STAGES IN PRONUNCIATION DEVELOPMENT
Level 1: awareness of an sound or pattern
Level 2: ability to hear, notice, or recognize the sound or pattern
Level 3: ability to control it in a single word or short phrase
Level 4: ability to maintain control in a sentence or simple dialogue
Level 5: ability to integrate it into everyday speaking
Moving from one level to the next usually gets harder the higher you go. Going from Level 1 to Level 2 usually happens quite quickly and easily. Then, depending on your first language and the particular aspect of pronunciation you are working on, it may or may not be easy to get to Level 3. It is harder to get to Level 4, and reaching Level 5 requires a lot practice and self-discipline.

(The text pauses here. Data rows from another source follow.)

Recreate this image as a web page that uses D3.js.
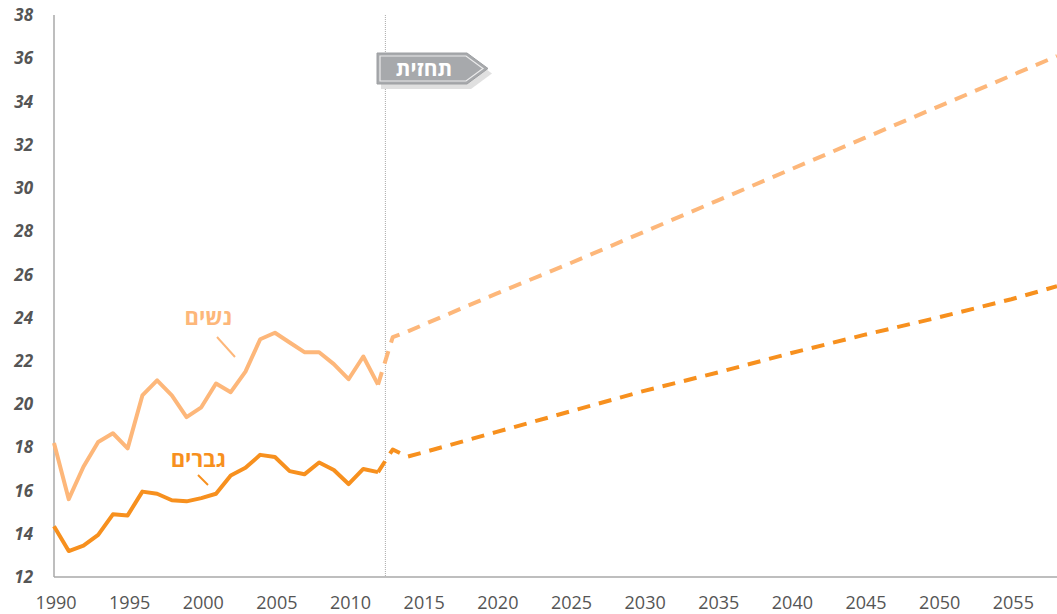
<!DOCTYPE html>
<html>
<head>
<meta charset="utf-8">
<script src="https://cdn.jsdelivr.net/npm/d3@7"></script>
<style>
  body { margin: 0; background: #fff; }
  svg { display: block; font-family: "Open Sans", "Noto Sans", sans-serif; }
</style>
</head>
<body>
<div id="chart"></div>
<script>
// actual values, 1990-2012
const years = d3.range(1990, 2013);
const women = [18.2, 15.6, 17.1, 18.25, 18.65, 17.95, 20.4, 21.1, 20.4, 19.4, 19.85,
  20.95, 20.55, 21.5, 23.0, 23.3, 22.85, 22.4, 22.4, 21.85, 21.15, 22.2, 20.9];
const men = [14.35, 13.2, 13.45, 13.95, 14.9, 14.85, 15.95, 15.85, 15.55, 15.5, 15.65,
  15.85, 16.7, 17.05, 17.65, 17.55, 16.9, 16.75, 17.3, 16.95, 16.3, 17.0, 16.85];

// forecast (dashed)
const forecastYears = [2012, 2013, 2014, 2015, 2020, 2025, 2030, 2035, 2040, 2045, 2050, 2055, 2058.1];
const womenForecast = [20.9, 23.1, 23.35, 23.65, 25.1, 26.5, 27.95, 29.4, 30.85, 32.3, 33.75, 35.2, 36.1];
const menForecast = [16.85, 17.9, 17.57, 17.75, 18.7, 19.65, 20.6, 21.45, 22.35, 23.2, 24.0, 24.85, 25.45];

const xTicks = d3.range(1990, 2056, 5);
const yTicks = d3.range(12, 39, 2);
const forecastStart = 2012.5;

const colWomen = "#fdb77a", colMen = "#f7901e";

const width = 1057, height = 614;

const svg = d3.select("#chart")
  .append("svg")
    .attr("width", width)
    .attr("height", height);

const x = d3.scaleLinear().domain([1990, 2058.1]).range([54, 1057]);
const y = d3.scaleLinear().domain([12, 38]).range([577, 15]);

// axis lines
svg.append("line")
  .attr("x1", x(1990)).attr("x2", x(1990))
  .attr("y1", y(38)).attr("y2", y(12))
  .attr("stroke", "#a8a8a8").attr("stroke-width", 1.5);
svg.append("line")
  .attr("x1", x(1990)).attr("x2", width)
  .attr("y1", y(12)).attr("y2", y(12))
  .attr("stroke", "#a8a8a8").attr("stroke-width", 1.5);

// y tick labels
svg.append("g").selectAll("text")
  .data(yTicks)
  .enter().append("text")
    .attr("x", 33)
    .attr("y", d => y(d))
    .attr("dy", "0.36em")
    .attr("text-anchor", "end")
    .attr("font-size", 17)
    .attr("font-weight", "bold")
    .attr("font-style", "italic")
    .attr("fill", "#555")
    .text(d => d);

// x tick labels
svg.append("g").selectAll("text")
  .data(xTicks)
  .enter().append("text")
    .attr("x", d => x(d) + 2)
    .attr("y", 609)
    .attr("text-anchor", "middle")
    .attr("font-size", 18)
    .attr("fill", "#555")
    .text(d => d);

// forecast divider
svg.append("line")
  .attr("x1", x(forecastStart)).attr("x2", x(forecastStart))
  .attr("y1", y(38)).attr("y2", y(12))
  .attr("stroke", "#aaa").attr("stroke-width", 1)
  .attr("stroke-dasharray", "1,1");

const line = d3.line()
  .x(d => x(d[0]))
  .y(d => y(d[1]));

function drawSeries(xs, vals, color, dashed) {
  svg.append("path")
    .datum(d3.zip(xs, vals))
    .attr("fill", "none")
    .attr("stroke", color)
    .attr("stroke-width", 4)
    .attr("stroke-linejoin", "round")
    .attr("stroke-dasharray", dashed ? "13,9" : null)
    .attr("d", line);
}

drawSeries(years, women, colWomen, false);
drawSeries(years, men, colMen, false);
drawSeries(forecastYears, womenForecast, colWomen, true);
drawSeries(forecastYears, menForecast, colMen, true);

// series labels with leader lines
svg.append("text")
  .attr("x", 232).attr("y", 325)
  .attr("text-anchor", "end")
  .attr("font-size", 22).attr("font-weight", "bold")
  .attr("fill", colWomen)
  .text("נשים");
svg.append("line")
  .attr("x1", 217).attr("y1", 337).attr("x2", 235).attr("y2", 357)
  .attr("stroke", colWomen).attr("stroke-width", 2);

svg.append("text")
  .attr("x", 226).attr("y", 467)
  .attr("text-anchor", "end")
  .attr("font-size", 22).attr("font-weight", "bold")
  .attr("fill", colMen)
  .text("גברים");
svg.append("line")
  .attr("x1", 198).attr("y1", 475).attr("x2", 208).attr("y2", 485)
  .attr("stroke", colMen).attr("stroke-width", 2);

// "forecast" badge
const bx = 377, by = 53, bw = 90, bh = 31, tip = 21;
const badge = d3.path();
badge.moveTo(bx, by);
badge.lineTo(bx + bw, by);
badge.lineTo(bx + bw + tip, by + bh / 2);
badge.lineTo(bx + bw, by + bh);
badge.lineTo(bx, by + bh);
badge.closePath();

const inner = d3.path();
inner.moveTo(bx + 3, by + 3);
inner.lineTo(bx + bw - 1, by + 3);
inner.lineTo(bx + bw + tip - 5, by + bh / 2);
inner.lineTo(bx + bw - 1, by + bh - 3);
inner.lineTo(bx + 3, by + bh - 3);
inner.closePath();

svg.append("path")
  .attr("d", badge.toString())
  .attr("transform", "translate(4,5)")
  .attr("fill", "#e0e0e0");
svg.append("path")
  .attr("d", badge.toString())
  .attr("fill", "#a7a9ac")
  .attr("stroke", "#9d9fa2")
  .attr("stroke-width", 1);
svg.append("path")
  .attr("d", inner.toString())
  .attr("fill", "none")
  .attr("stroke", "#ececec")
  .attr("stroke-width", 1.2);
svg.append("text")
  .attr("x", bx + 47).attr("y", by + 23)
  .attr("text-anchor", "middle")
  .attr("font-size", 21).attr("font-weight", "bold")
  .attr("fill", "#fff")
  .text("תחזית");
</script>
</body>
</html>
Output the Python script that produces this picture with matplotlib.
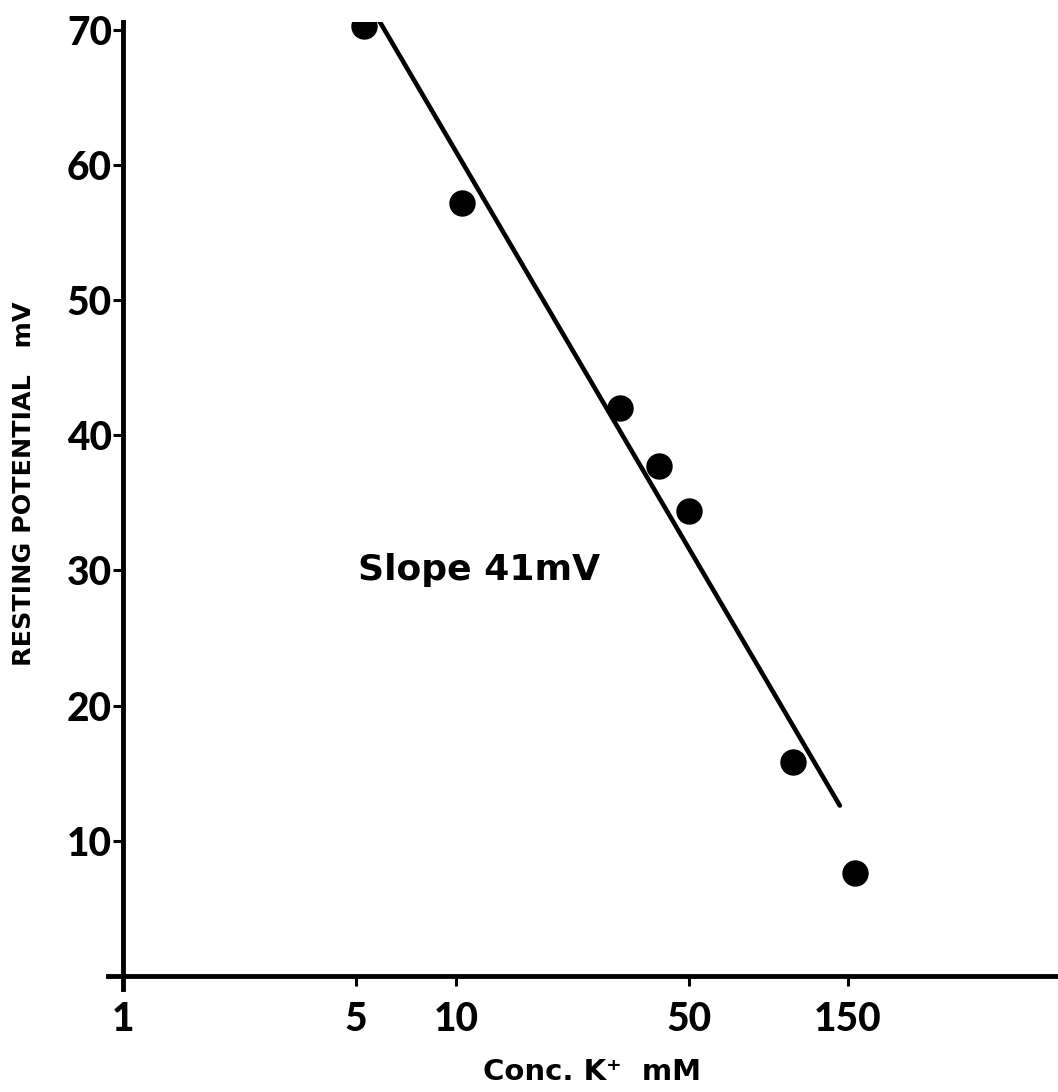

TIP #1 -- BE CAREFUL WITH YOUR DICTIONARY
Different dictionaries use different systems or symbols to show how words should be pronounced. If you use your dictionary to figure out how to say a new word, you need to know what the symbols mean. If you have more than one dictionary, each dictionary may have a different system.
Example One: Word Stress
There are different ways to show where a word should
be stressed. Some dictionaries show the stressed syllable
with bold or capitalized letters, and other dictionaries put
a mark in front of, or after, or above the strongest syllable.
(Stress = the strongest part, or syllable, of the word)
Example Two: Vowel Sounds
There are different systems for showing vowel sounds.
For example, the sound of the letter A in a word such as
“name” (which is sometimes called “Long A”) could be
shown with a variety of different symbols.
So be careful! You need to understand the system that YOUR dictionary uses so that you don't get mixed up. Dictionaries have a guide that explains what the symbols mean. This is usually located in the front, somewhere in the introductory pages.